> **WHAT YOU ARE ASKED TO DO**
Copy everything in the data below exactly except the pictures.

──────────────────────────────

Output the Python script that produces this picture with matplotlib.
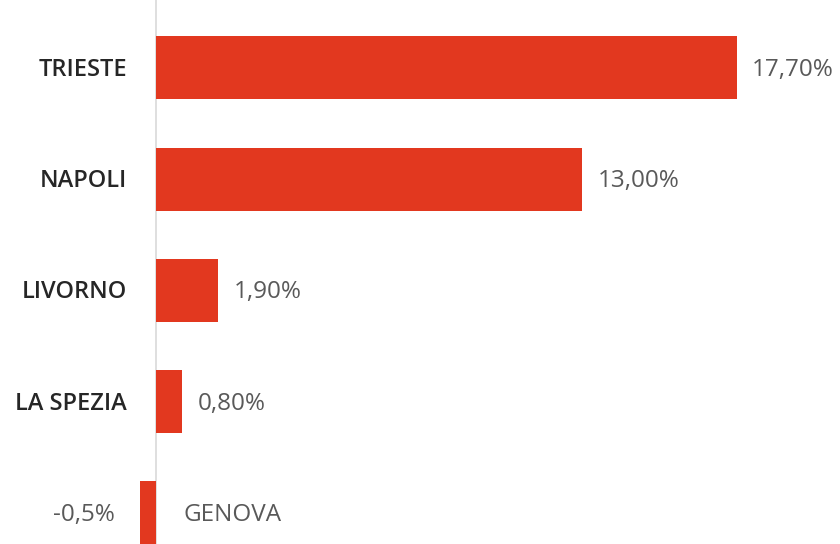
import matplotlib
matplotlib.use("Agg")
import matplotlib.pyplot as plt

categories = ["TRIESTE", "NAPOLI", "LIVORNO", "LA SPEZIA", "GENOVA"]
values = [17.7, 13.0, 1.9, 0.8, -0.5]
value_labels = ["17,70%", "13,00%", "1,90%", "0,80%", "-0,5%"]

fig = plt.figure(figsize=(8.4, 5.44), dpi=100)
ax = fig.add_axes([0, 0, 1, 1])
ypos = list(range(len(categories)))
ax.barh(ypos, values, height=0.566, color="#E2381F", zorder=2)
ax.set_xlim(-4.756, 20.85)
ax.set_ylim(4.279, -0.611)
ax.axvline(0, color="#D9D9D9", lw=1.2, zorder=1)
for s in ax.spines.values():
    s.set_visible(False)
ax.set_xticks([])
ax.set_yticks([])

font = "Open Sans"
for y, v, cat, lab in zip(ypos, values, categories, value_labels):
    if v >= 0:
        ax.annotate(cat, (0, y), xytext=(-29, -2), textcoords="offset pixels",
                    ha="right", va="center", fontsize=17, family=font,
                    fontweight="semibold", color="#262626")
        ax.annotate(lab, (v, y), xytext=(15, -2), textcoords="offset pixels",
                    ha="left", va="center", fontsize=17.5, family=font, color="#595959")
    else:
        ax.annotate(cat, (0, y), xytext=(27, -2), textcoords="offset pixels",
                    ha="left", va="center", fontsize=17.5, family=font, color="#595959")
        ax.annotate(lab, (v, y), xytext=(-25, -2), textcoords="offset pixels",
                    ha="right", va="center", fontsize=17.5, family=font, color="#595959")

fig.savefig("out.png", dpi=100)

──────────────────────────────

> **REPLY TO THE TASK**
Output the Python script that produces this picture with matplotlib.
import matplotlib
matplotlib.use("Agg")
import matplotlib.pyplot as plt

categories = ["TRIESTE", "NAPOLI", "LIVORNO", "LA SPEZIA", "GENOVA"]
values = [17.7, 13.0, 1.9, 0.8, -0.5]
value_labels = ["17,70%", "13,00%", "1,90%", "0,80%", "-0,5%"]

fig = plt.figure(figsize=(8.4, 5.44), dpi=100)
ax = fig.add_axes([0, 0, 1, 1])
ypos = list(range(len(categories)))
ax.barh(ypos, values, height=0.566, color="#E2381F", zorder=2)
ax.set_xlim(-4.756, 20.85)
ax.set_ylim(4.279, -0.611)
ax.axvline(0, color="#D9D9D9", lw=1.2, zorder=1)
for s in ax.spines.values():
    s.set_visible(False)
ax.set_xticks([])
ax.set_yticks([])

font = "Open Sans"
for y, v, cat, lab in zip(ypos, values, categories, value_labels):
    if v >= 0:
        ax.annotate(cat, (0, y), xytext=(-29, -2), textcoords="offset pixels",
                    ha="right", va="center", fontsize=17, family=font,
                    fontweight="semibold", color="#262626")
        ax.annotate(lab, (v, y), xytext=(15, -2), textcoords="offset pixels",
                    ha="left", va="center", fontsize=17.5, family=font, color="#595959")
    else:
        ax.annotate(cat, (0, y), xytext=(27, -2), textcoords="offset pixels",
                    ha="left", va="center", fontsize=17.5, family=font, color="#595959")
        ax.annotate(lab, (v, y), xytext=(-25, -2), textcoords="offset pixels",
                    ha="right", va="center", fontsize=17.5, family=font, color="#595959")

fig.savefig("out.png", dpi=100)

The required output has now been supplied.